As I was tidying my office today, I fell into a book.
You know how it is. You open it and are seduced or abducted, suddenly lost to yourself, deep in the book.
While Jim Fisher’s The Thoughtful Leader: A Model of Integrative Leadership (2016) might be a book about approaches to being a boss in the business world from a professor at the Rotman School of Management, it’s very suggestive to me, a person straddling worlds. I may be a manager at the University of Toronto but I’m also a musician & scholar. I’ve long been fascinated by the parallels between different disciplines, convinced that they should be talking to one another, informing one another. For example what can psychology & psychotherapy teach the realms of business management or collaborative artistic disciplines?
I sometimes wonder how to understand someone like the Canadian Opera Company’s General Director Alexander Neef.
- a business man in the arts world?
Or - an artistic leader in the business world?
That headline could refer to me or to Fisher. In his introduction he says the following:
In fact, when I started my career, I would have said that leaders are more likely to be born, not made, and that leadership was more about character than learnable skills. It was only in the teaching part of my life- interacting with students from around the world, younger and older, in all kinds of enterprises—that I came to find a more practical and useful definition and understanding of leadership. The more I learned, the more convinced I became that leadership is actually a teachable skill.

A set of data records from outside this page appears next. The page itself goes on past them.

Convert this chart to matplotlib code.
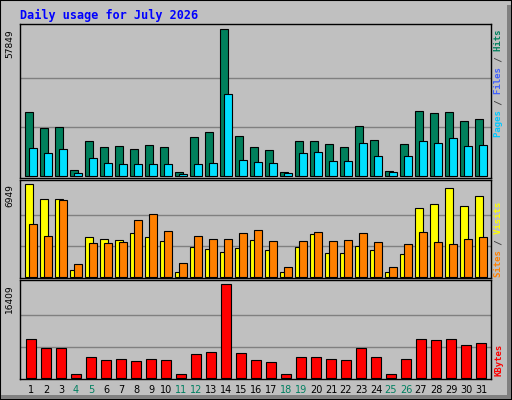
import matplotlib.pyplot as plt
from matplotlib.patches import Rectangle

days = list(range(1, 32))
weekends = [4, 5, 11, 12, 18, 19, 25, 26]

hits = [25264, 18981, 19373, 2487, 13875, 11519, 11912, 10734, 12305, 11519,
        1702, 15446, 17410, 57849, 15839, 11519, 10341, 1702, 13875, 13875,
        12697, 11519, 19766, 14268, 2094, 12697, 25656, 24871, 25264, 21729, 22515]
files = [11127, 9163, 10734, 1309, 7200, 5236, 4843, 4843, 4843, 4843,
         916, 4843, 5236, 32332, 6414, 5629, 5236, 1309, 9163, 9556,
         6021, 6021, 13090, 7985, 1702, 7985, 13875, 13090, 15054, 11912, 12305]
visits = [6949, 5821, 5821, 477, 2961, 2810, 2735, 3262, 2961, 2660,
          326, 2208, 2057, 1832, 2133, 2735, 1982, 326, 2208, 3186,
          1756, 1756, 2283, 1982, 326, 1681, 5143, 5444, 6649, 5294, 6047]
sites = [3939, 3036, 5745, 928, 2509, 2509, 2584, 4240, 4692, 3412,
         1004, 3036, 2810, 2810, 3262, 3487, 2660, 703, 2660, 3337,
         2660, 2735, 3262, 2584, 703, 2434, 3337, 2584, 2434, 2810, 2961]
kbytes = [6887, 5270, 5270, 599, 3653, 3114, 3294, 2935, 3294, 3114,
          599, 4192, 4552, 16409, 4372, 3114, 2755, 599, 3653, 3653,
          3294, 3114, 5270, 3653, 599, 3294, 6887, 6708, 6887, 5809, 6169]

BG = '#c0c0c0'
W, H = 512, 400
fig = plt.figure(figsize=(W / 100, H / 100), dpi=100, facecolor=BG)

# frame
fig.patches.append(Rectangle((0, 0), 1, 1, transform=fig.transFigure, fill=False,
                             edgecolor='black', linewidth=1.5))
fig.patches.append(Rectangle((1 / W, 1 / H), 1 - 2 / W, 4 / H, transform=fig.transFigure,
                             facecolor='#808080', edgecolor='none'))
fig.patches.append(Rectangle((1 - 5 / W, 1 / H), 4 / W, 1 - 6 / H, transform=fig.transFigure,
                             facecolor='#808080', edgecolor='none'))


def panel(top, bottom):
    ax = fig.add_axes([20 / W, 1 - bottom / H, 471 / W, (bottom - top) / H])
    ax.set_facecolor(BG)
    for s in ax.spines.values():
        s.set_color('black')
        s.set_linewidth(1)
    ax.set_xlim(0.27, 31.67)
    ax.set_xticks([])
    ax.set_yticks([])
    return ax


def grid(ax, vmax):
    for f in (1 / 3, 2 / 3):
        ax.axhline(vmax * f, color='#808080', linewidth=1, zorder=0)


def maxlabel(ax, vmax):
    ax.text(-0.012, vmax, str(vmax), transform=ax.get_yaxis_transform(), rotation=90,
            ha='right', va='top', fontsize=6.5)


def sidelabel(parts, y_bottom):
    # each coloured piece is the full string with the other pieces blanked out
    full = ''.join(t for t, _ in parts)
    pos = 0
    for txt, col in parts:
        s = ' ' * pos + txt + ' ' * (len(full) - pos - len(txt))
        pos += len(txt)
        fig.text(494 / W, 1 - y_bottom / H, s, rotation=90, ha='left', va='bottom',
                 color=col, fontsize=6.5, family='DejaVu Sans Mono', fontweight='bold')


ec = dict(edgecolor='black', linewidth=0.8)

ax1 = panel(24, 178)
ax1.set_ylim(-700, max(hits) * 1.035)
grid(ax1, max(hits))
ax1.bar([d - 0.13 for d in days], hits, width=0.49, color='#00805c', **ec)
ax1.bar([d + 0.13 for d in days], files, width=0.49, color='#00e0ff', **ec)
maxlabel(ax1, max(hits))

ax2 = panel(180, 278)
ax2.set_ylim(-90, max(visits) * 1.045)
grid(ax2, max(visits))
ax2.bar([d - 0.13 for d in days], visits, width=0.52, color='#ffff00', **ec)
ax2.bar([d + 0.13 for d in days], sites, width=0.49, color='#ff8000', **ec)
maxlabel(ax2, max(visits))

ax3 = panel(280, 379)
ax3.set_ylim(-200, max(kbytes) * 1.045)
grid(ax3, max(kbytes))
ax3.bar(days, kbytes, width=0.69, color='#ff0000', **ec)
maxlabel(ax3, max(kbytes))
ax3.set_xticks(days)
ax3.set_xticklabels([str(d) for d in days], fontsize=7)
ax3.tick_params(length=0, pad=4)
for lbl, d in zip(ax3.get_xticklabels(), days):
    if d in weekends:
        lbl.set_color('#008060')

fig.text(20 / W, 1 - 15 / H, 'Daily usage for July 2026', ha='left', va='center',
         color='#0000ff', fontsize=8.5, family='DejaVu Sans Mono', fontweight='bold')

sidelabel([('Pages', '#00c8ff'), (' / ', '#404040'), ('Files', '#4060ff'),
           (' / ', '#404040'), ('Hits', '#00805c')], 137)
sidelabel([('Sites', '#ff8000'), (' / ', '#404040'), ('Visits', '#ffff00')], 277)
sidelabel([('KBytes', '#ff0000')], 376)

fig.savefig('out.png', dpi=100, facecolor=BG)
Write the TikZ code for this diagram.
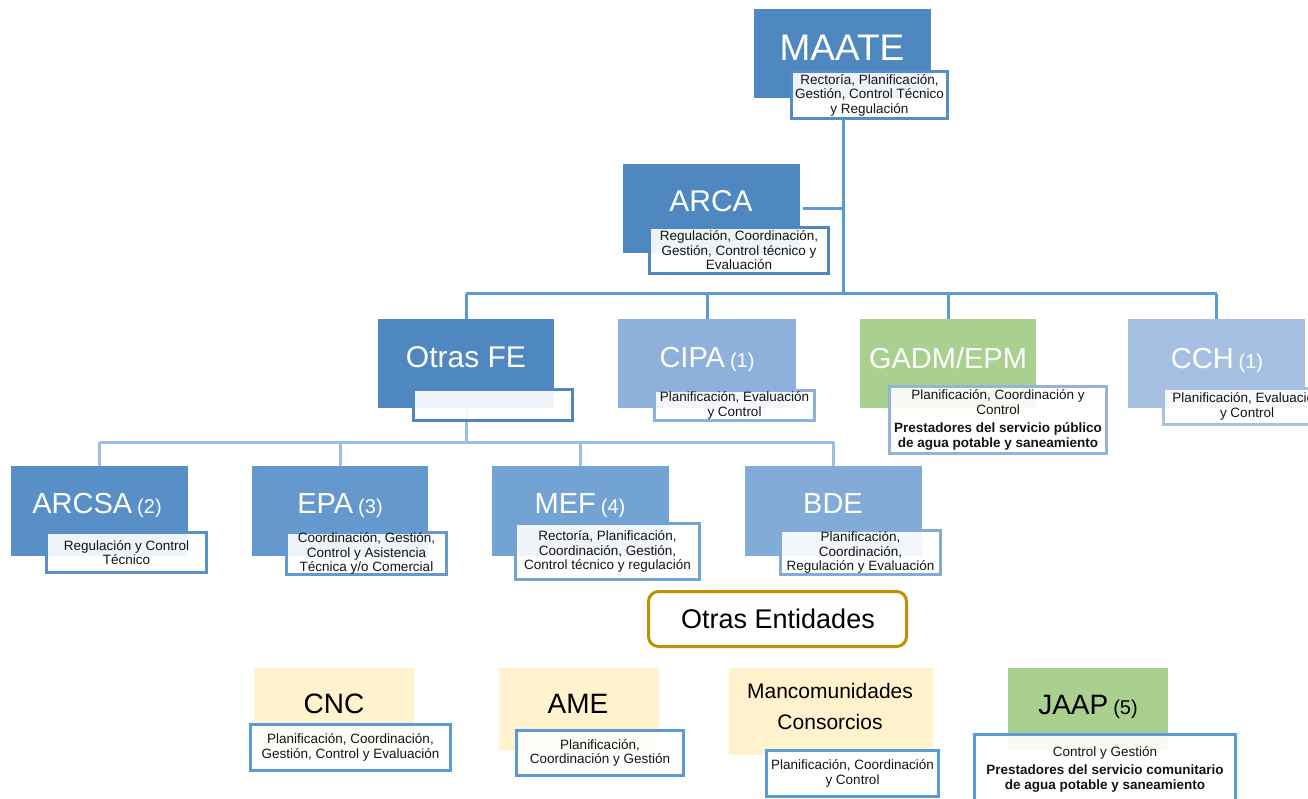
\documentclass[tikz,border=0pt]{standalone}
\usepackage{fontspec}
\setmainfont{Liberation Sans}
\definecolor{bA}{RGB}{79,136,192}
\definecolor{bCIPA}{RGB}{142,177,219}
\definecolor{bCCH}{RGB}{166,192,227}
\definecolor{gGAD}{RGB}{169,208,142}
\definecolor{sGAD}{RGB}{149,179,215}
\definecolor{bARCSA}{RGB}{88,143,199}
\definecolor{bEPA}{RGB}{101,152,204}
\definecolor{bMEF}{RGB}{115,163,210}
\definecolor{bBDE}{RGB}{130,171,215}
\definecolor{yel}{RGB}{255,242,204}
\definecolor{sb}{RGB}{91,155,213}
\definecolor{sbm}{RGB}{84,141,200}
\definecolor{gold}{RGB}{191,144,0}
\definecolor{lconn}{RGB}{155,189,226}
\definecolor{txt}{RGB}{20,20,20}
\tikzset{
  orgbox/.style={inner sep=0pt, outer sep=0pt, draw=none},
  sub/.style={draw, line width=3pt, fill=white, fill opacity=0.9, text opacity=1,
    inner sep=0pt, outer sep=0pt, align=center, text=txt,
    font=\fontsize{13.5}{14.5}\selectfont},
  conn/.style={draw=sb, line width=3pt},
  conn2/.style={draw=lconn, line width=3pt},
  ttl/.style={text=white, inner sep=0pt, anchor=base, font=\fontsize{30}{30}\selectfont},
  ttlb/.style={text=black, inner sep=0pt, anchor=base, font=\fontsize{28}{28}\selectfont},
}
\newcommand{\nb}[1]{\hspace{5pt}{\fontsize{20}{20}\selectfont #1}}
\begin{document}
\begin{tikzpicture}[x=1pt,y=-1pt]
\useasboundingbox (0,0) rectangle (1308,799);
\clip (0,0) rectangle (1308,799);

% boxes (positions)
\node[orgbox, fill=bA, minimum width=177pt, minimum height=89pt] (maate) at (842.5,53.5) {};
\node[orgbox, fill=bA, minimum width=177pt, minimum height=89pt] (arca) at (711.5,208.5) {};
\node[orgbox, fill=bA, minimum width=176pt, minimum height=89pt] (otras) at (466,363.5) {};
\node[orgbox, fill=bCIPA, minimum width=178pt, minimum height=89pt] (cipa) at (707,363.5) {};
\node[orgbox, fill=gGAD, minimum width=176pt, minimum height=89pt] (gadm) at (948,363.5) {};
\node[orgbox, fill=bCCH, minimum width=177pt, minimum height=89pt] (cch) at (1216.5,363.5) {};
\node[orgbox, fill=bARCSA, minimum width=177pt, minimum height=90pt] (arcsa) at (99.5,511) {};
\node[orgbox, fill=bEPA, minimum width=176pt, minimum height=90pt] (epa) at (340,511) {};
\node[orgbox, fill=bMEF, minimum width=177pt, minimum height=90pt] (mef) at (580.5,511) {};
\node[orgbox, fill=bBDE, minimum width=177pt, minimum height=90pt] (bde) at (833.5,511) {};

% connectors
\coordinate (j1) at (843,294);
\coordinate (j2) at (466,442);
\draw[conn] (maate.south -| j1) -- (j1);
\draw[conn] ([xshift=3pt]arca.east) -- (arca.east -| j1);
\draw[conn] (otras.north |- j1) -- (cch.north |- j1);
\draw[conn] (otras.north |- j1) -- (otras.north);
\draw[conn] (cipa.north |- j1) -- (cipa.north);
\draw[conn] (gadm.north |- j1) -- (gadm.north);
\draw[conn] (cch.north |- j1) -- (cch.north);
\draw[conn2] (otras.south) -- (j2);
\draw[conn2] (arcsa.north |- j2) -- (bde.north |- j2);
\draw[conn2] (arcsa.north |- j2) -- (arcsa.north);
\draw[conn2] (epa.north |- j2) -- (epa.north);
\draw[conn2] (mef.north |- j2) -- (mef.north);
\draw[conn2] (bde.north |- j2) -- (bde.north);

% titles
\node[ttl, font=\fontsize{37}{37}\selectfont] (maatet) at (842,61) {MAATE};
\node[ttl] (arcat) at (711,212) {ARCA};
\node[ttl] (otrast) at (466,367) {Otras FE};
\node[ttl, font=\fontsize{29}{29}\selectfont] (cipat) at (707,367) {CIPA\nb{(1)}};
\node[ttl, font=\fontsize{29}{29}\selectfont] (gadmt) at (948,368) {GADM/EPM};
\node[ttl, font=\fontsize{29}{29}\selectfont] (ccht) at (1217,368) {CCH\nb{(1)}};
\node[ttl, font=\fontsize{29}{29}\selectfont] (arcsat) at (97,513) {ARCSA\nb{(2)}};
\node[ttl, font=\fontsize{29}{29}\selectfont] (epat) at (340,513) {EPA\nb{(3)}};
\node[ttl, font=\fontsize{29}{29}\selectfont] (meft) at (580,513) {MEF\nb{(4)}};
\node[ttl, font=\fontsize{29}{29}\selectfont] (bdet) at (833,513) {BDE};

% sub boxes
\node[sub, draw=sbm, minimum width=156pt, minimum height=47pt] (maates) at (869.5,95)
  {Rectoría, Planificación,\\Gestión, Control Técnico\\y Regulación};
\node[sub, draw=bA, minimum width=179pt, minimum height=46pt] (arcas) at (739,250.5)
  {Regulación, Coordinación,\\Gestión, Control técnico y\\Evaluación};
\node[sub, draw=bA, minimum width=159pt, minimum height=31pt] (otrass) at (493,405) {};
\node[sub, draw=bCIPA, minimum width=160pt, minimum height=30pt] (cipas) at (734.5,405.5)
  {Planificación, Evaluación\\y Control};
\node[sub, draw=sGAD, minimum width=217pt, minimum height=67pt] (gadms) at (998,420)
  {Planificación, Coordinación y\\Control\\[4pt]
   \textbf{Prestadores del servicio público}\\\textbf{de agua potable y saneamiento}};
\node[sub, draw=bCCH, minimum width=167pt, minimum height=36pt] (cchs) at (1247,406.5)
  {Planificación, Evaluación\\y Control};
\node[sub, draw=bARCSA, minimum width=160pt, minimum height=40pt] (arcsas) at (126.5,552.5)
  {Regulación y Control\\Técnico};
\node[sub, draw=bEPA, minimum width=160pt, minimum height=42pt] (epas) at (366.5,553.5)
  {Coordinación, Gestión,\\Control y Asistencia\\Técnica y/o Comercial};
\node[sub, draw=bMEF, minimum width=184pt, minimum height=56pt] (mefs) at (607.5,551.5)
  {Rectoría, Planificación,\\Coordinación, Gestión,\\Control técnico y regulación};
\node[sub, draw=bBDE, minimum width=160pt, minimum height=44pt] (bdes) at (860.5,552.5)
  {Planificación,\\Coordinación,\\Regulación y Evaluación};

% Otras Entidades
\node[draw=gold, line width=3pt, rounded corners=10pt, fill=white, minimum width=258pt,
  minimum height=55pt, inner sep=0pt] (oe) at (777.5,619) {};
\node[ttlb, font=\fontsize{27}{27}\selectfont] (oet) at (778,628) {Otras Entidades};

% bottom boxes
\node[orgbox, fill=yel, minimum width=160pt, minimum height=82pt] (cnc) at (334,709) {};
\node[orgbox, fill=yel, minimum width=160pt, minimum height=82pt] (ame) at (579,709) {};
\node[orgbox, fill=yel, minimum width=204pt, minimum height=87pt] (manc) at (831,711.5) {};
\node[orgbox, fill=gGAD, minimum width=160pt, minimum height=82pt] (jaap) at (1088,709) {};
\node[ttlb] (cnct) at (334,713) {CNC};
\node[ttlb] (amet) at (578,713) {AME};
\node[ttlb, font=\fontsize{21}{21}\selectfont] (manct1) at (830,698) {Mancomunidades};
\node[ttlb, font=\fontsize{21}{21}\selectfont] (manct2) at (830,729) {Consorcios};
\node[ttlb] (jaapt) at (1088,714) {JAAP\nb{(5)}};

\node[sub, draw=sb, minimum width=200pt, minimum height=46pt] (cncs) at (350.5,747.5)
  {Planificación, Coordinación,\\Gestión, Control y Evaluación};
\node[sub, draw=sb, minimum width=167pt, minimum height=45pt] (ames) at (600,753)
  {Planificación,\\Coordinación y Gestión};
\node[sub, draw=sb, minimum width=172pt, minimum height=46pt] (mancs) at (852.5,773.5)
  {Planificación, Coordinación\\y Control};
\node[sub, draw=sb, minimum width=261pt, minimum height=69pt] (jaaps) at (1105,769)
  {Control y Gestión\\[4pt]\textbf{Prestadores del servicio comunitario}\\
   \textbf{de agua potable y saneamiento}};
\end{tikzpicture}
\end{document}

That is what I meant by agnostic. Yes maybe it’s the wrong word or sounds too harsh to apply to him. But I’m coming at this after a lifetime of hearing about gifted artists (had one in the family in fact), geniuses (I went to UTS after all), …born leaders.
There’s no question that some people show promise early, standing out from their peers. Once you heard him play you wouldn’t underestimate Mozart. I’m okay with the use of the word “talent” to identify someone who is so gifted as to show ability from the very beginning.
My problem with the word is when it becomes a short-cut or worse.
Suppose we seize on what Fisher was talking about, namely leadership as a teachable skill. I think his capsule summary of his earlier beliefs on the subject – that leaders are more likely to be born, not made, and that leadership was more about character than learnable skills—might be a reflection of a time when leadership was not well understood. In previous generations, when theories of management had not yet embraced a multi-disciplinary approach, especially in listening to psychologists, then of course the process was not yet understood.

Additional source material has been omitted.